Food nationalism continues to dent global trade as 1 in 6 food items remain restricted
12 Jul 2022 --- Food trade curbs appeared to have been dealt a mighty blow after the momentous deals reached three weeks ago at the World Trade Organization Geneva summit. However, the International Food Policy Institute (IFPRI) has unveiled that 17.22% of the international food market trade calories have been this year under export bans, higher tariffs or other trade barriers – with many of these restrictions still being in place.
The countries damaging the free trade the most are Russia (10.8% of the world traded Kcal under trade restrictions), followed by Turkey (9.5%) and Argentina (7.1%), according to IFRI.
The amount of restricted traded food is still lower than during the 2008 Food Price Crisis when 18.69% of the food market was restricted.
India restricts flour exports
In another move to exert stronger governmental control on its food trade, the Directorate General of Foreign Trade of India has decided that flour exports have to be approved by authorities before being able to leave the countries’ ports.

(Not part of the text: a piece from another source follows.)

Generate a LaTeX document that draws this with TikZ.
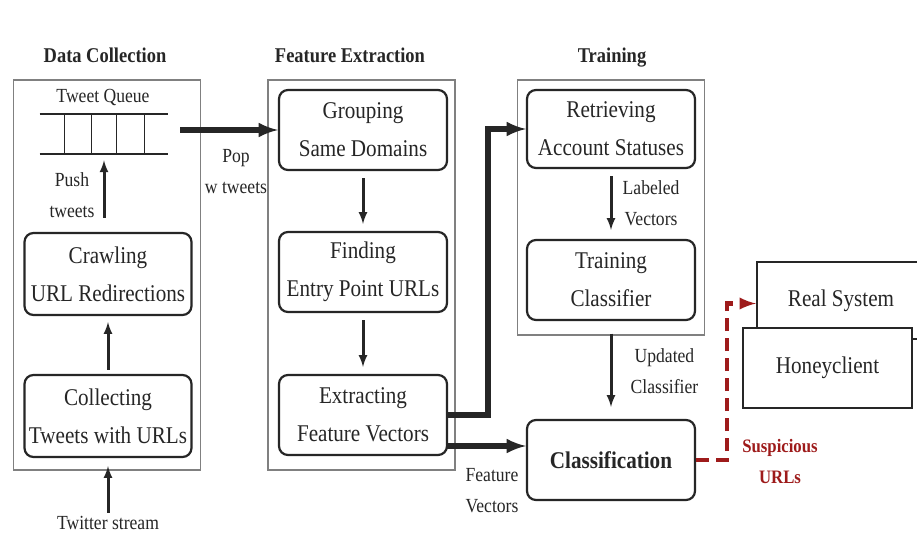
\documentclass[tikz,border=0pt]{standalone}
\usepackage{fontspec}
\setmainfont{Liberation Serif}[FakeStretch=0.88]
\definecolor{ink}{HTML}{262626}
\definecolor{urlred}{HTML}{9E1B1B}
\begin{document}
\begin{tikzpicture}[x=1pt,y=-1pt,>=latex,thick,
    stage box/.style={draw=black!50,line width=1.4pt,minimum width=187pt},
    stage title/.style={font=\bfseries\fontsize{21}{24}\selectfont,text=ink,text height=15pt,text depth=5pt},
    main node/.style={draw=ink,rounded corners=9pt,line width=2.2pt,minimum width=168pt,minimum height=80pt,align=center,text=ink,font=\fontsize{24}{38}\selectfont},
    plain node/.style={draw=ink,line width=2.4pt,minimum width=168pt,minimum height=78pt,fill=white,text=ink,font=\fontsize{24}{30}\selectfont},
    small label/.style={align=center,text=ink,font=\fontsize{20}{31}\selectfont},
    flow/.style={->,draw=ink,line width=3pt},
    feed/.style={->,draw=ink,line width=5.5pt}]
                \useasboundingbox (0,0) rectangle (917,535);
                \clip (0,0) rectangle (917,535);
                \fill[white] (0,0) rectangle (917,535);

                % stages
                \node[stage box,minimum height=390pt] at (107,275) (dc) {};
                \node[stage box,minimum height=390pt] at (361.5,275) (fe) {};
                \node[stage box,minimum height=255pt] at (611,207.5) (train) {};
                \node[stage title] at (105,58) (dc title) {Data Collection};
                \node[stage title] at (350,58) (fe title) {Feature Extraction};
                \node[stage title] at (612,58) (train title) {Training};

                % tweet queue
                \node[small label] at (103,97) (queue title) {Tweet Queue};
                \node[minimum width=128pt,minimum height=40pt,inner sep=0pt] at (104,134) (queue) {};
                \draw[ink,line width=2pt] (queue.north west) -- (queue.north east)
                    (queue.south west) -- (queue.south east);
                \foreach \dx in {25,52,77,105}
                    \draw[ink,line width=1.5pt] ([xshift=\dx pt]queue.north west) -- ([xshift=\dx pt]queue.south west);

                \node[main node,minimum width=167pt,minimum height=82pt] at (108,274) (crawl) {Crawling\\URL Redirections};
                \node[main node,minimum width=167pt,minimum height=82pt] at (108,416) (collect) {Collecting\\Tweets with URLs};
                \node[small label] at (108,523) (twitter) {Twitter stream};

                \node[main node] at (363,130) (group) {Grouping\\Same Domains};
                \node[main node] at (363,272) (find) {Finding\\Entry Point URLs};
                \node[main node] at (363,415) (extract) {Extracting\\Feature Vectors};

                \node[main node,minimum height=78pt] at (611,129) (retrieve) {Retrieving\\Account Statuses};
                \node[main node] at (611,280) (trainc) {Training\\Classifier};
                \node[main node,font=\bfseries\fontsize{24}{30}\selectfont] at (611,460) (classify) {Classification};

                \node[plain node,minimum height=77pt] at (841,300.5) (real) {Real System};
                \node[plain node,minimum width=169pt,minimum height=80pt] at (827.5,368) (honey) {Honeyclient};

                % labels
                \node[small label] at (72,195) (push) {Push\\tweets};
                \node[small label] at (236,172) (pop) {Pop\\w tweets};
                \node[small label,anchor=west] at (619,203) (labeled) {Labeled\\Vectors};
                \node[small label,anchor=west] at (627,371) (updated) {Updated\\Classifier};
                \node[small label] at (492,491) (fv) {Feature\\Vectors};
                \node[small label,text=urlred,font=\bfseries\fontsize{19}{31}\selectfont] at (780,461) (susp) {Suspicious\\URLs};

                \coordinate (pop start) at (180,130);
                \coordinate (fv start) at (447,446);

                \path
                    (twitter) edge[flow,shorten >=8pt] (collect)
                    (collect) edge[flow,shorten <=4pt,shorten >=6pt] (crawl)
                    (queue.south |- crawl.north) edge[flow,shorten <=14pt,shorten >=6pt] (queue.south)
                    (pop start) edge[feed] (group)
                    (group) edge[flow,shorten <=7pt,shorten >=7pt] (find)
                    (find) edge[flow,shorten <=7pt,shorten >=7pt] (extract)
                    (retrieve) edge[flow,shorten <=7pt,shorten >=9pt] (trainc)
                    (train.south) edge[flow,shorten <=-2pt,shorten >=12pt] (classify)
                    ;
                \draw[feed] (extract.east) -- ++(40,0) |- (retrieve.west);
                \draw[feed] (fv start) -- (fv start -| classify.west);
                \draw[->,urlred,line width=4.5pt,dash pattern=on 13pt off 7pt] (classify.east) -- ++(31,0) |- ([yshift=-3pt]real.west);
            \end{tikzpicture}
\end{document}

“Export policy of wheat flour remains ‘Free,’ but export shall be subject to the Inter-Ministerial Committee recommendation on export of wheat. The notification will come into effect from July 12, 2022,” explains Santosh Kumar Sarangi, director-general of foreign trade for the government of India.
With this restriction, wheat flour, maida and semolina exports will be curbed.

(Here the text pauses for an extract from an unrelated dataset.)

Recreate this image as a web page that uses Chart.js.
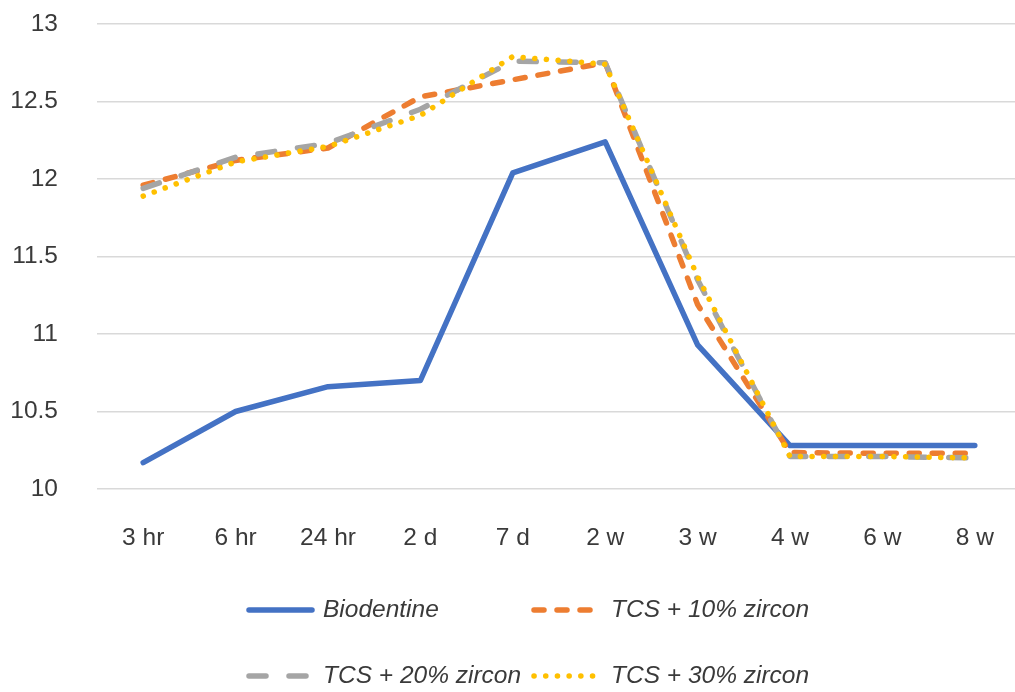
<!DOCTYPE html>
<html>
<head>
<meta charset="utf-8">
<script src="https://cdn.jsdelivr.net/npm/chart.js@4"></script>
<style>
  html, body { margin: 0; padding: 0; background: #fff; overflow: hidden; }
  #wrap { position: relative; width: 1030px; height: 692px; }
</style>
</head>
<body>
<div id="wrap"><canvas id="c" width="1030" height="692"></canvas></div>
<script>
// Sampling times
const categories = ['3 hr', '6 hr', '24 hr', '2 d', '7 d', '2 w', '3 w', '4 w', '6 w', '8 w'];

// pH readings per material
const biodentine = [10.17, 10.50, 10.66, 10.70, 12.04, 12.24, 10.93, 10.28, 10.28, 10.28];
const tcs10 = [11.96, 12.12, 12.20, 12.53, 12.64, 12.75, 11.19, 10.235, 10.23, 10.23];
const tcs20 = [11.94, 12.14, 12.23, 12.45, 12.76, 12.75, 11.35, 10.21, 10.21, 10.20];
const tcs30 = [11.89, 12.11, 12.21, 12.41, 12.79, 12.74, 11.37, 10.21, 10.21, 10.20];

const seriesNames = ['Biodentine', 'TCS + 10% zircon', 'TCS + 20% zircon', 'TCS + 30% zircon'];

// Axis range
const yMin = 10, yMax = 13, yStep = 0.5;

const FONT = '"Liberation Sans", Arial, sans-serif';
const FONT_SIZE = 24.5;
const TEXT = '#3a3a3a';

const styles = [
  { color: '#4472C4', dash: [], width: 5.5 },
  { color: '#ED7D31', dash: [10, 13], width: 5.5 },
  { color: '#A5A5A5', dash: [17, 23], width: 5.5 },
  { color: '#FFC000', dash: [0.1, 11.6], width: 5.5 }
];

// Custom two-column legend beneath the plot
const legendPlugin = {
  id: 'twoColLegend',
  afterDraw(chart) {
    const ctx = chart.ctx;
    const items = [
      { x: 246, y: 610, w: 69, tx: 323 },
      { x: 531, y: 610, w: 66, tx: 611 },
      { x: 246, y: 676, w: 69, tx: 323 },
      { x: 531, y: 676, w: 66, tx: 611 }
    ];
    items.forEach((it, i) => {
      const s = styles[i];
      ctx.save();
      ctx.strokeStyle = s.color;
      ctx.lineWidth = s.width;
      ctx.lineCap = 'round';
      ctx.setLineDash(s.dash);
      ctx.beginPath();
      ctx.moveTo(it.x + 3, it.y);
      ctx.lineTo(it.x + it.w - 3, it.y);
      ctx.stroke();
      ctx.setLineDash([]);
      ctx.fillStyle = TEXT;
      ctx.font = 'italic ' + FONT_SIZE + 'px ' + FONT;
      ctx.textBaseline = 'middle';
      ctx.textAlign = 'left';
      ctx.fillText(seriesNames[i], it.tx, it.y);
      ctx.restore();
    });
  }
};

const datasetsData = [biodentine, tcs10, tcs20, tcs30];

new Chart(document.getElementById('c'), {
  type: 'line',
  data: {
    labels: categories,
    datasets: datasetsData.map((d, i) => ({
      label: seriesNames[i],
      data: d,
      borderColor: styles[i].color,
      backgroundColor: styles[i].color,
      borderWidth: styles[i].width,
      borderDash: styles[i].dash,
      borderCapStyle: 'round',
      borderJoinStyle: 'round',
      pointRadius: 0,
      tension: 0,
      fill: false,
      order: 4 - i
    }))
  },
  options: {
    responsive: false,
    devicePixelRatio: 1,
    animation: false,
    layout: { padding: { left: 0, right: 9, top: 24, bottom: 0 } },
    plugins: {
      legend: { display: false },
      tooltip: { enabled: false }
    },
    scales: {
      x: {
        offset: true,
        // invisible tick marks keep the labels away from the plot
        grid: { display: true, color: 'rgba(0,0,0,0)', drawOnChartArea: false, drawTicks: true, tickLength: 35, tickColor: 'rgba(0,0,0,0)' },
        border: { display: false },
        ticks: {
          color: TEXT,
          font: { family: FONT, size: FONT_SIZE },
          padding: 0,
          maxRotation: 0
        },
        afterFit(scale) { scale.height = 203; }
      },
      y: {
        min: yMin,
        max: yMax,
        grid: { color: '#d9d9d9', lineWidth: 1.5, drawTicks: true, tickLength: 39, tickColor: 'rgba(0,0,0,0)' },
        border: { display: false },
        ticks: {
          stepSize: yStep,
          color: TEXT,
          font: { family: FONT, size: FONT_SIZE },
          padding: 0,
          callback: v => String(v)
        },
        afterFit(scale) { scale.width = 97; }
      }
    }
  },
  plugins: [legendPlugin]
});
</script>
</body>
</html>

“Global supply disruptions in wheat and wheat flour have created many new players and led to price fluctuations and potential quality-related issues. Therefore, it is imperative to maintain the quality of wheat flour exports from India,” highlights Kumar.
India is trying to keep any movement of its products under leash, even outside its borders. This is forcing countries, like the UAE, into imposing moratoriums on the exporting and re-exporting of wheat and wheat flour coming from India if they want to engage in wheat trade with the country.
India banned wheat exports this May, only delivering the product to food-insecure countries or conditionally.
Indonesia ban a warning for hot-headed politicians
Numbers from IFPRI detail that the three-week Indonesia palm oil export ban had the largest monetary effect of any food export ban implemented since the Ukraine War started, with US$19.02 billion of produce being restricted.
With 54.7% of the global calories of palm oil affected, it shook the vegetable oil market, where prices almost doubled in a couple of months.
The export restrictions were implemented to control the commodity prices in Indonesia; they were short-lived as soon enough, the palm oil stockpiles boomed. But the effects have trickled even months after the ban has been lifted. Authorities are struggling now to empty the commodity stockpiles and level up oil prices that are in free fall.
Indonesia is even resorting to using more palm oil on its biofuel mix at a time when many could use cheap vegetable oil to reduce its shopping basket price tag.
The UN expected that the price increases in essential products such as cooking oils would result in 19 out of 20 Egyptians not being able to afford a healthy diet, for instance.
Malaysia boosts its chicken data
Meanwhile, the government of Malaysia is looking to improve the competitiveness of its chicken market through data-driven investment decisions.
“This will ensure that business and economic data can be correctly derived on an industry-wide basis, which will empower policymakers, regulators, the providers of private funding and any allocation of public funding through grants or subsidies with a data-driven approach,” explains the report by the Malaysia global business forum.
Almost half of Malaysia’s poultry businesses registered losses in 2021 and 2022 (178 out of 402). The country has halted its chicken exports to safeguard its domestic supply and control prices, a move that has left producers out of profitable markets.
“The decision (not to float the chicken price) was made after listening to the people’s views. The decision is for the benefit of the people, not a U-turn,” says Ismail Sabri Yaakob, Prime Minister of Malaysia.
The ban, which globally only affected 1.65% of the world’s chicken traded calories, had its greatest effect on Singaporean markets, which lost the entirety of its live chicken imports in a single day. The country’s Food Safety Agency has been engaged since the ban in a campaign to promote frozen chicken alternatives.